Diese Aussage des Konzils ist der Leitgedanke der ersten Enzyklika, die Johannes Paul II. im Jahre 1979 unter dem Titel "Redemptor hominis" erließ. In der Einsicht, daß die Menschenrechte und die Würde der menschlichen Person in einer sehr kompliziert gewordenen Welt dennoch die beherrschende Frage sein werden, fragte Johannes Paul II. nach der Begründung dessen, was der Mensch ist und sein soll. So leitet er auch die Würde des Menschen aus der Schöpfertat Gottes her, die auf Erden den Menschen zur einzigen Kreatur gemacht hat, die Gott um ihrer selbst willen wollte (vgl. GS 24). Dem von Gott geschaffenen Menschen wohnen jene Wahrheit und Würde inne, daß er Gottes Bild und Gleichnis ist.

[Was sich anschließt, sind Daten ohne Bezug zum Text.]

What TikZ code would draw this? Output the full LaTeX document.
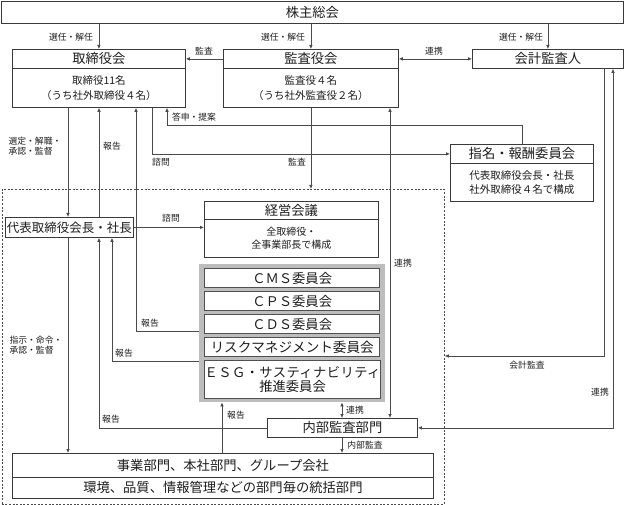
\documentclass[tikz,border=0pt]{standalone}
\usepackage{fontspec}
\setmainfont{Noto Sans CJK JP}
\newfontfamily\jpls[LetterSpace=3]{Noto Sans CJK JP}
\usetikzlibrary{arrows.meta,calc}
\definecolor{lc}{HTML}{4A4A4A}
\definecolor{bc}{HTML}{3A3A3A}
\definecolor{cc}{HTML}{505050}
\definecolor{gc}{HTML}{BDBDBD}
\definecolor{tc}{HTML}{1E1E1E}
\begin{document}
\begin{tikzpicture}[x=1pt,y=-1pt,
  ln/.style={draw=lc, line width=0.75pt},
  arr/.style={ln, -{Latex[length=4pt,width=3.6pt]}},
  darr/.style={ln, {Latex[length=4pt,width=3.6pt]}-{Latex[length=4pt,width=3.6pt]}},
  box/.style={draw=bc, line width=0.8pt, fill=white, inner sep=0pt, anchor=north west, align=center, text=tc},
  ttl/.style={box, font=\fontsize{13.3}{15}\selectfont},
  bdy/.style={box, font=\fontsize{10.5}{14.5}\selectfont},
  lbl/.style={font=\fontsize{8.8}{10.5}\selectfont, inner sep=0pt, align=left, text=tc},
  cbox/.style={draw=cc, line width=1.3pt, fill=white, inner sep=0pt, anchor=north west, align=center, text=tc, minimum width=175pt, font=\fontsize{13.3}{14}\selectfont},
]
\useasboundingbox (0,0) rectangle (624,505);

% column / row helpers
\foreach \c in {68,99,112,136,152,167,222,342,390,522,604,613}{\coordinate (c\c) at (\c,0);}
\foreach \r in {125,331,356,361}{\coordinate (r\r) at (0,\r);}

% dashed group
\node[draw=lc, line width=0.75pt, dash pattern=on 2pt off 1.6pt, anchor=north west, inner sep=0pt,
      minimum width=442.5pt, minimum height=314.5pt] (grp) at (1.5,189) {};

% gray committee area
\node[fill=gc, draw=none, anchor=north west, inner sep=0pt, minimum width=186pt, minimum height=138pt] (gray) at (199,264) {};

% boxes
\node[ttl, minimum width=622pt, minimum height=22pt] (kabu) at (1,1) {株主総会};

\node[ttl, minimum width=173pt, minimum height=19pt] (toriT) at (12,49) {取締役会};
\node[bdy, minimum width=173pt, minimum height=39pt] (toriB) at (12,68) {取締役11名\\（うち社外取締役４名）};

\node[ttl, minimum width=175pt, minimum height=19pt] (kansaT) at (223,49) {監査役会};
\node[bdy, minimum width=175pt, minimum height=39pt] (kansaB) at (223,68) {監査役４名\\（うち社外監査役２名）};

\node[ttl, minimum width=151pt, minimum height=19pt] (kaikei) at (472,49) {会計監査人};

\node[ttl, minimum width=143pt, minimum height=19pt] (shimeiT) at (450,144) {指名・報酬委員会};
\node[bdy, minimum width=143pt, minimum height=38pt] (shimeiB) at (450,163) {代表取締役会長・社長\\社外取締役４名で構成};

\node[box, font=\fontsize{12.5}{14}\selectfont, minimum width=128pt, minimum height=20pt] (daihyo) at (5,217) {代表取締役会長・社長};

\node[ttl, minimum width=174pt, minimum height=18pt] (keieiT) at (204,201) {経営会議};
\node[box, font=\fontsize{10}{13}\selectfont, minimum width=174pt, minimum height=38pt] (keieiB) at (204,219) {全取締役・\\全事業部長で構成};

\node[cbox, minimum height=19pt] (cms) at (204,268) {ＣＭＳ委員会};
\node[cbox, minimum height=19pt] (cps) at (204,291) {ＣＰＳ委員会};
\node[cbox, minimum height=19pt] (cds) at (204,314) {ＣＤＳ委員会};
\node[cbox, minimum height=19pt, font=\fontsize{13.6}{14}\selectfont] (risk) at (204,337) {リスクマネジメント委員会};
\node[cbox, minimum height=38pt] (esg) at (204,360) {{\jpls ＥＳＧ・サスティナビリティ}\\推進委員会};

\node[ttl, minimum width=150pt, minimum height=19pt] (naibu) at (267,418) {内部監査部門};

\node[ttl, minimum width=421pt, minimum height=24pt] (jigyoT) at (12,453) {事業部門、本社部門、グループ会社};
\node[ttl, minimum width=421pt, minimum height=21pt] (jigyoB) at (12,477) {環境、品質、情報管理などの部門毎の統括部門};

% connectors
\draw[arr] (kabu.south -| toriT.north) -- (toriT.north);
\node[lbl] (l1) at (71,37) {選任・解任};
\draw[arr] (kabu.south -| kansaT.north) -- (kansaT.north);
\node[lbl] (l2) at (283,37) {選任・解任};
\draw[arr] (kabu.south -| kaikei.north) -- (kaikei.north);
\node[lbl] (l3) at (521,37) {選任・解任};

\draw[arr] (kansaT.west) -- (toriT.east);
\node[lbl] (l4) at (204,51) {監査};
\draw[darr] (kansaT.east) -- (kaikei.west);
\node[lbl] (l5) at (434,51) {連携};

\draw[arr] (toriB.south -| c68) -- (daihyo.north -| c68);
\node[lbl] (l6) at (35,146) {選定・解職・\\承認・監督};
\draw[arr] (daihyo.north -| c99) -- (toriB.south -| c99);
\node[lbl] (l7) at (112,146) {報告};
\draw[arr] (gray.west |- r331) -| (toriB.south -| c136);
\node[lbl] (l8) at (150,323) {報告};
\draw[arr] (toriB.south -| c152) |- (shimeiT.west);
\node[lbl] (l9) at (161,162) {諮問};
\draw[arr] (shimeiT.north -| c522) |- (c167 |- r125) -- (toriB.south -| c167);
\node[lbl] (l10) at (194,117) {答申・提案};
\draw[arr] (kansaB.south) -- (kansaB.south |- grp.north);
\node[lbl] (l11) at (297,162) {監査};
\draw[darr] (kansaB.south -| c390) -- (naibu.north -| c390);
\node[lbl] (l12) at (403,263) {連携};
\draw[arr] (kaikei.south -| c604) |- (grp.east |- r356);
\node[lbl] (l13) at (527,365) {会計監査};
\draw[darr] (naibu.east) -| (kaikei.south -| c613);
\node[lbl] (l14) at (600,392) {連携};

\draw[arr] (daihyo.south -| c68) -- (jigyoT.north -| c68);
\node[lbl] (l15) at (36,345) {指示・命令・\\承認・監督};
\draw[arr] (naibu.west) -| (daihyo.south -| c99);
\node[lbl] (l16) at (111,419) {報告};
\draw[arr] (gray.west |- r361) -| (daihyo.south -| c112);
\node[lbl] (l17) at (124,353) {報告};
\draw[arr] (daihyo.east) -- (daihyo.east -| keieiB.west);
\node[lbl] (l18) at (171,218) {諮問};
\draw[arr] (jigyoT.north -| c222) -- (gray.south -| c222);
\node[lbl] (l19) at (236,415) {報告};
\draw[darr] (gray.south -| c342) -- (naibu.north -| c342);
\node[lbl] (l20) at (355,410) {連携};
\draw[arr] (naibu.south -| c342) -- (jigyoT.north -| c342);
\node[lbl] (l21) at (365,445) {内部監査};
\end{tikzpicture}
\end{document}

Die Erlösung durch Christus sodann ist der Wiedergewinn dieser Wahrheit und Würde für den schuldig gewordenen Menschen in einer Offenkundigkeit, die nur der menschgewordene Sohn Gottes selbst verwirklichen konnte, um sich zutiefst mit jedem Menschen zu vereinen. So ist Christus nicht der gewöhnlichste Mensch, der uns in allem gleich geworden ist, sondern der wahre und vollkommenste Mensch, dem wir zu unserer Erlösung und zu unserem Heil gleichförmig zu werden haben. So ergibt sich die Einsicht: Alles, was des Menschen ist, hat seine Wahrheit und seine Begründung in Christus.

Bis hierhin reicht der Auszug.